On Tuesday 6 May 2014, Switzerland, the world’s largest offshore financial centre, agreed to sign up to the OECD model for the automatic exchange of information. This means that the Swiss authorities will be required to provide details of Swiss assets held by UK residents.
The announcement follows the US focus on those Swiss banks that had purportedly used secrecy laws to help US citizens evade US taxes. In 2009, for example, UBS admitted liability and paid $780m in fines and penalties.
It would seem that the international financial burden of maintaining banking secrecy now outweighs the economic advantage to Switzerland of retaining the secrecy laws. There is a worldwide momentum here as 47 countries have now signed up to the Global Automatic information agreement, and the list now includes Switzerland, Liechtenstein, Jersey and Guernsey, all of which have been previously named as tax havens.
Singapore, which holds over $2tn in offshore assets, has also signed up to the new global standard. Singapore has also signed a new tax information sharing agreement with the US, which will take effect from 1 July 2014.

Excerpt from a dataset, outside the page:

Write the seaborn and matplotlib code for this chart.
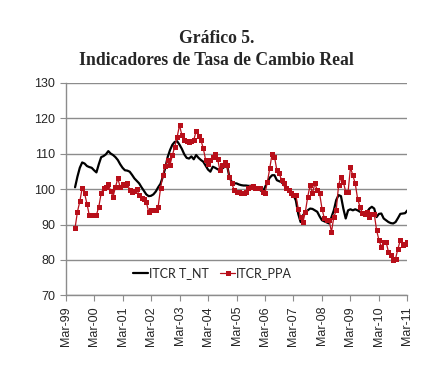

The new Common Reporting Standard (CRS) utilises existing legal gateways to automatically exchange information – irrespective of whether or not the individuals concerned have evaded tax. As such, the previously guaranteed anonymity that came with having a Swiss bank account will no longer be possible.
The information to be shared includes account balances, interest and dividends paid into the account and any deposits, such as sales proceeds, relevant for capital gains taxes. Financial companies will also be required to identify the ultimate beneficiaries of shell companies, trusts and similar legal arrangements.
A key issue for UK residents is that the OECD guidelines are based on residency. This means that HMRC will be made aware of all offshore assets held in participating jurisdictions by individuals resident in the UK, regardless of the individual’s domicile and whether any UK tax is due on these assets.
As a result of this step forward in the fight against tax evasion, it is expected that more individuals will be coming forward to voluntarily disclose previously hidden offshore assets. Many European countries are therefore considering setting up disclosure facilities such as the one HMRC has with Liechtenstein in order to manage the expected influx of disclosures.
There is added pressure for those who have recently been advised by their Swiss banks that despite suffering the one-off payment from their accounts in 2013 under the Swiss-UK agreement, they will no longer be able to maintain anonymity for the account holders. Those affected by this announcement should seek specialist advice to better understand the implications of their information being passed to HMRC and how to minimise the risk of an HMRC investigation into their tax affairs.